**Aim of the exercise:**
Skip the pictures and repeat each line of the data exactly.

**Dataset excerpt:**
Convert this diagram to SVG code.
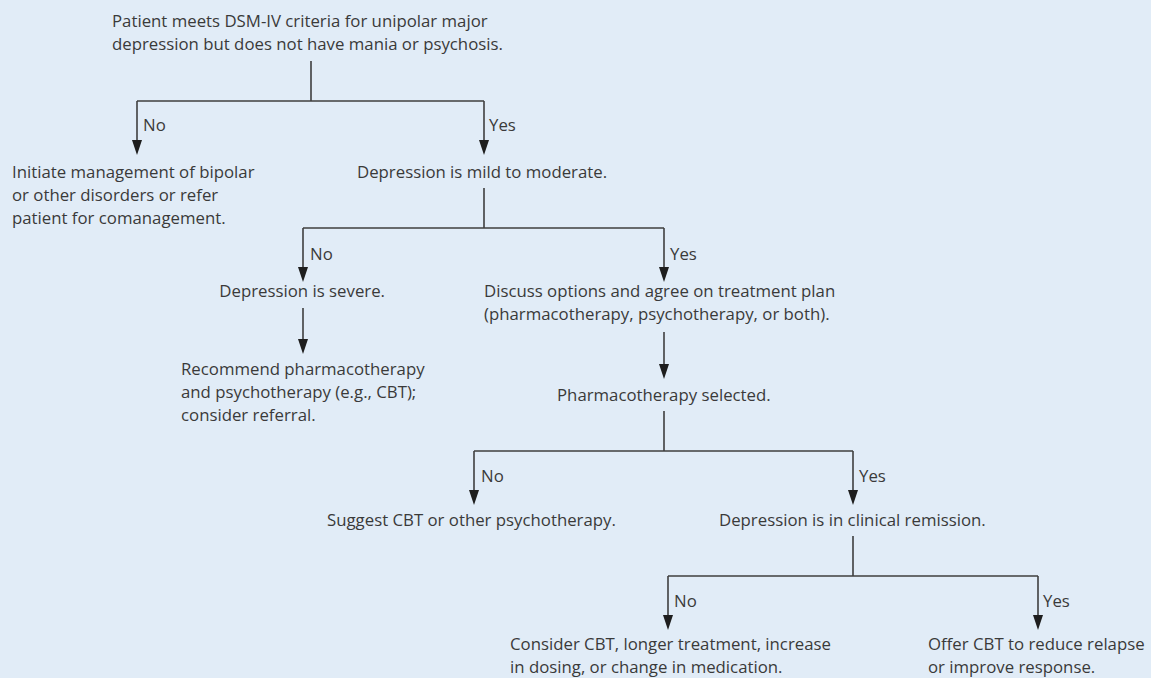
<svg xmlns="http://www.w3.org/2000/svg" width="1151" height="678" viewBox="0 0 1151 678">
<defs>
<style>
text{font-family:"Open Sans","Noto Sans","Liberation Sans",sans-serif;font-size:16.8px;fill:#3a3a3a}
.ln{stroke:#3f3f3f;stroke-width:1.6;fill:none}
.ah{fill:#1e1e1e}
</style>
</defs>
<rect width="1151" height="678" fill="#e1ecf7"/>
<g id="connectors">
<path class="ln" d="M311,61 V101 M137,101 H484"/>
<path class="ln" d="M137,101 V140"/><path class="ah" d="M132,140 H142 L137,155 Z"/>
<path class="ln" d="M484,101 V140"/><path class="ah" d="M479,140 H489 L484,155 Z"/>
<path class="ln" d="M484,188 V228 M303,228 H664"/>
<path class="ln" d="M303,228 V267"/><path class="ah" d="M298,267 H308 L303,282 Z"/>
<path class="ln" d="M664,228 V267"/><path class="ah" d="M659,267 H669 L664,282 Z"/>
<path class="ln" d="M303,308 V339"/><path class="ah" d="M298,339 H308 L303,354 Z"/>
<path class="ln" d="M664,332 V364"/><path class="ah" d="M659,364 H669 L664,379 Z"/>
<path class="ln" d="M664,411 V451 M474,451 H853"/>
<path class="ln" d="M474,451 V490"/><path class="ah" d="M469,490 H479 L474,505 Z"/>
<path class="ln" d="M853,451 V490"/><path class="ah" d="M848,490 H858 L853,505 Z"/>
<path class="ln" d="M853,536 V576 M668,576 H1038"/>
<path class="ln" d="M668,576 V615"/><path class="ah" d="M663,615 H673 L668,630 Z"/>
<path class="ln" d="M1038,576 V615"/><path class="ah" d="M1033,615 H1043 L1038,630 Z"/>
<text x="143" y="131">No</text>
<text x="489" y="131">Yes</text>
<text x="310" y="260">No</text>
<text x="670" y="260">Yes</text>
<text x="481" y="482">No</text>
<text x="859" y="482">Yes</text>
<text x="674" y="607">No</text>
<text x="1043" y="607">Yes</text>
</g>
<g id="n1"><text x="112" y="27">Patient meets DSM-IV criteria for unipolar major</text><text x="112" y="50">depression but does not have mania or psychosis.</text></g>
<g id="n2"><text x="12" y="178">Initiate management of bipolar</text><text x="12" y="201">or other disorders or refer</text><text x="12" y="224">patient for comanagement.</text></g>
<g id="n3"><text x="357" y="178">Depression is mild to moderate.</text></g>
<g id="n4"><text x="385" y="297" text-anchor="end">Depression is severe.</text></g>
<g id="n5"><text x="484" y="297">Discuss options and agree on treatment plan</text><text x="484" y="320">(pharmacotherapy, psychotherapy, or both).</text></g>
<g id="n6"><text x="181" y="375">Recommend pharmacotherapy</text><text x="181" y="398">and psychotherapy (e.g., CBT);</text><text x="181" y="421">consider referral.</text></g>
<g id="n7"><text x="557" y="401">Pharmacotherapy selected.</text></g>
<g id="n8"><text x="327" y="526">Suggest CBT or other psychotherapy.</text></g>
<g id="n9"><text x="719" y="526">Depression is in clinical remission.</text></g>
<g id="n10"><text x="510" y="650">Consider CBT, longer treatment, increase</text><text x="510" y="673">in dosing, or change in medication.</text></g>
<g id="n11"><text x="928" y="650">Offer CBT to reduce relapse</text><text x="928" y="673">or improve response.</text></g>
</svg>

**Result of the task:**
Convert this diagram to SVG code.
<svg xmlns="http://www.w3.org/2000/svg" width="1151" height="678" viewBox="0 0 1151 678">
<defs>
<style>
text{font-family:"Open Sans","Noto Sans","Liberation Sans",sans-serif;font-size:16.8px;fill:#3a3a3a}
.ln{stroke:#3f3f3f;stroke-width:1.6;fill:none}
.ah{fill:#1e1e1e}
</style>
</defs>
<rect width="1151" height="678" fill="#e1ecf7"/>
<g id="connectors">
<path class="ln" d="M311,61 V101 M137,101 H484"/>
<path class="ln" d="M137,101 V140"/><path class="ah" d="M132,140 H142 L137,155 Z"/>
<path class="ln" d="M484,101 V140"/><path class="ah" d="M479,140 H489 L484,155 Z"/>
<path class="ln" d="M484,188 V228 M303,228 H664"/>
<path class="ln" d="M303,228 V267"/><path class="ah" d="M298,267 H308 L303,282 Z"/>
<path class="ln" d="M664,228 V267"/><path class="ah" d="M659,267 H669 L664,282 Z"/>
<path class="ln" d="M303,308 V339"/><path class="ah" d="M298,339 H308 L303,354 Z"/>
<path class="ln" d="M664,332 V364"/><path class="ah" d="M659,364 H669 L664,379 Z"/>
<path class="ln" d="M664,411 V451 M474,451 H853"/>
<path class="ln" d="M474,451 V490"/><path class="ah" d="M469,490 H479 L474,505 Z"/>
<path class="ln" d="M853,451 V490"/><path class="ah" d="M848,490 H858 L853,505 Z"/>
<path class="ln" d="M853,536 V576 M668,576 H1038"/>
<path class="ln" d="M668,576 V615"/><path class="ah" d="M663,615 H673 L668,630 Z"/>
<path class="ln" d="M1038,576 V615"/><path class="ah" d="M1033,615 H1043 L1038,630 Z"/>
<text x="143" y="131">No</text>
<text x="489" y="131">Yes</text>
<text x="310" y="260">No</text>
<text x="670" y="260">Yes</text>
<text x="481" y="482">No</text>
<text x="859" y="482">Yes</text>
<text x="674" y="607">No</text>
<text x="1043" y="607">Yes</text>
</g>
<g id="n1"><text x="112" y="27">Patient meets DSM-IV criteria for unipolar major</text><text x="112" y="50">depression but does not have mania or psychosis.</text></g>
<g id="n2"><text x="12" y="178">Initiate management of bipolar</text><text x="12" y="201">or other disorders or refer</text><text x="12" y="224">patient for comanagement.</text></g>
<g id="n3"><text x="357" y="178">Depression is mild to moderate.</text></g>
<g id="n4"><text x="385" y="297" text-anchor="end">Depression is severe.</text></g>
<g id="n5"><text x="484" y="297">Discuss options and agree on treatment plan</text><text x="484" y="320">(pharmacotherapy, psychotherapy, or both).</text></g>
<g id="n6"><text x="181" y="375">Recommend pharmacotherapy</text><text x="181" y="398">and psychotherapy (e.g., CBT);</text><text x="181" y="421">consider referral.</text></g>
<g id="n7"><text x="557" y="401">Pharmacotherapy selected.</text></g>
<g id="n8"><text x="327" y="526">Suggest CBT or other psychotherapy.</text></g>
<g id="n9"><text x="719" y="526">Depression is in clinical remission.</text></g>
<g id="n10"><text x="510" y="650">Consider CBT, longer treatment, increase</text><text x="510" y="673">in dosing, or change in medication.</text></g>
<g id="n11"><text x="928" y="650">Offer CBT to reduce relapse</text><text x="928" y="673">or improve response.</text></g>
</svg>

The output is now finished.